From the perspective of Jaguar, the sale came about because Sir William Lyons, the managing director and founder of Jaguar Cars Ltd, was nearing retirement, and did not have a viable succession plan for his company. His only son John Lyons had been killed in a car accident in 1955, and his other board members were of a similar age to himself. Another factor was that bodyshells for Jaguar production were fabricated by Pressed Steel, a supplier critical to Jaguar Cars and now controlled by BMC. From the perspective of the BMC, a merger with JaguarCars was attractive because it had had success in the US market, and was thereby hugely profitable at a time when BMC lacked the funds to invest sufficiently in modern production facilities or new models.

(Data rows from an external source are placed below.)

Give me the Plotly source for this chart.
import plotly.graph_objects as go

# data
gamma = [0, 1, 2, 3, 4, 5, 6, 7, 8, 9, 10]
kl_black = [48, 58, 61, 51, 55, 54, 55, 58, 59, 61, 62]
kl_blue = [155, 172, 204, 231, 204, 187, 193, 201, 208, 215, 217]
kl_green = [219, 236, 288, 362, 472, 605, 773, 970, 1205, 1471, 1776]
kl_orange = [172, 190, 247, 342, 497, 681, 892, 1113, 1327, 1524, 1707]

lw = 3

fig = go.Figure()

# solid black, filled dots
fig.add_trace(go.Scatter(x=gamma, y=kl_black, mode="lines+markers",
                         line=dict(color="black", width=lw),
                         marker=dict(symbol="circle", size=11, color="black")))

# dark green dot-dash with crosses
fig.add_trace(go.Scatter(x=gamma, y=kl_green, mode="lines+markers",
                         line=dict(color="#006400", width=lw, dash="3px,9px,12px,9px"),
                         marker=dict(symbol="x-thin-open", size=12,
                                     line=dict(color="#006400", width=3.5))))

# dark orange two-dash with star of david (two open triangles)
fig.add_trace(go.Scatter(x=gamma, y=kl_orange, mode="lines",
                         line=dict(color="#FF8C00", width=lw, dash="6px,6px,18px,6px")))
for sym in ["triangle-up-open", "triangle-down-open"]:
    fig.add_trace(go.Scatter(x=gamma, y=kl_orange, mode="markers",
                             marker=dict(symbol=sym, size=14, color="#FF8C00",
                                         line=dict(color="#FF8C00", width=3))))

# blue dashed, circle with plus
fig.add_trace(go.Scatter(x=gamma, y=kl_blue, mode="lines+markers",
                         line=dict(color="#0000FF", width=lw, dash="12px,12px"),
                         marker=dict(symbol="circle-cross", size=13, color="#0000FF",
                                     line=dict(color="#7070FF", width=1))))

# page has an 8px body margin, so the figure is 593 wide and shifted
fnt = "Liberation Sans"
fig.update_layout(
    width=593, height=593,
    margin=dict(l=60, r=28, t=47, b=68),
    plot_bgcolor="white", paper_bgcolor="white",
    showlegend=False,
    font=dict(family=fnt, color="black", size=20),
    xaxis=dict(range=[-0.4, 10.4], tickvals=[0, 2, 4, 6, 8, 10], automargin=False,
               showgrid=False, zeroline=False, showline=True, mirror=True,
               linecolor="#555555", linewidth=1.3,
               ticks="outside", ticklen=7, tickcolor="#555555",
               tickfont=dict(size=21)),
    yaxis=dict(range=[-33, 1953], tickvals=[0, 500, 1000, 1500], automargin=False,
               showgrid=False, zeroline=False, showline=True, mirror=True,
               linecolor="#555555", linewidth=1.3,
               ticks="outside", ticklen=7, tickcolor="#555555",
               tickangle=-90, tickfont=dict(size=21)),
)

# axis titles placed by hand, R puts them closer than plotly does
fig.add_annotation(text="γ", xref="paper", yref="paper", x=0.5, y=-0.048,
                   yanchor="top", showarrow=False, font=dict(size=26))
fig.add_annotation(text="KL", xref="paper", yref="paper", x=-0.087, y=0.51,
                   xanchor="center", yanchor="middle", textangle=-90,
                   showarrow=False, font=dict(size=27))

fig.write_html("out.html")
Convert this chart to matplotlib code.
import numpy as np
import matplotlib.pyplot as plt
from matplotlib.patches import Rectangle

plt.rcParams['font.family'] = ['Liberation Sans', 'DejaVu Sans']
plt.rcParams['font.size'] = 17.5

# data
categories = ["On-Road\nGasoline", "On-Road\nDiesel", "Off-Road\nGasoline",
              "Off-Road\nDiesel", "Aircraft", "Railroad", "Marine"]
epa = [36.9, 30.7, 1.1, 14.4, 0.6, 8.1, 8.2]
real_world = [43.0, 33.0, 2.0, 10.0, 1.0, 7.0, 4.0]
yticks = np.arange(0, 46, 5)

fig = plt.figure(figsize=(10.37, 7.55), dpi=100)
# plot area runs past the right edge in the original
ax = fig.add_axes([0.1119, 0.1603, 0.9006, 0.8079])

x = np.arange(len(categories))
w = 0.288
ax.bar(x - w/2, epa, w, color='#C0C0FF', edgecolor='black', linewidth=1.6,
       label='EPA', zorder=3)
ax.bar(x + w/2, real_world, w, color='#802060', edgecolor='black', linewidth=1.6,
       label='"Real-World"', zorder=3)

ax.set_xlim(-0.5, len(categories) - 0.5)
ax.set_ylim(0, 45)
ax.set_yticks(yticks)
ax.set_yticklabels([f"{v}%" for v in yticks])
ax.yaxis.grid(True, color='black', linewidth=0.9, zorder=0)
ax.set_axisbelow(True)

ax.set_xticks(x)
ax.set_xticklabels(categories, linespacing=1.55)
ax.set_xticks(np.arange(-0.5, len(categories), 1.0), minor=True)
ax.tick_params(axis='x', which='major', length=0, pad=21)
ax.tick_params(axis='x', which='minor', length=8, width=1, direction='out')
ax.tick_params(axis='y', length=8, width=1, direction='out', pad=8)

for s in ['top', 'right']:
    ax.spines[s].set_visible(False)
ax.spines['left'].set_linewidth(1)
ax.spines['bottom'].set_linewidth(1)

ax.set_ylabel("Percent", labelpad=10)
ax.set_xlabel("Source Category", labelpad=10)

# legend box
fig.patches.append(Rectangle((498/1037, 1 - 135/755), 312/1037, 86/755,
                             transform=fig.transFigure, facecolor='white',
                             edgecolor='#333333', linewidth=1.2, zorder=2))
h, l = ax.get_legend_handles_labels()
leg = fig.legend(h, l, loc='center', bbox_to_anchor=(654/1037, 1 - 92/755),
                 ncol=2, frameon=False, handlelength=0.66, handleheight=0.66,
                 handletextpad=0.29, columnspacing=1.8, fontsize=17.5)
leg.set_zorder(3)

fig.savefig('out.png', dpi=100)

At the annual statement to shareholders for 1967, BMH chairman Sir George Harriman reported that the company had manufactured 313,790 vehicles, including 72,049 manufactured overseas.
On 17 January 1968, BMH's short life came to an end. As it still struggled to make a profit, and reporting a £3.4 million loss for 1966/7, it merged with the smaller yet prosperous Leyland Motor Corporation to form the British Leyland Motor Corporation (BLMC) on a one-for-one share exchange, valuing BMH at £201 million.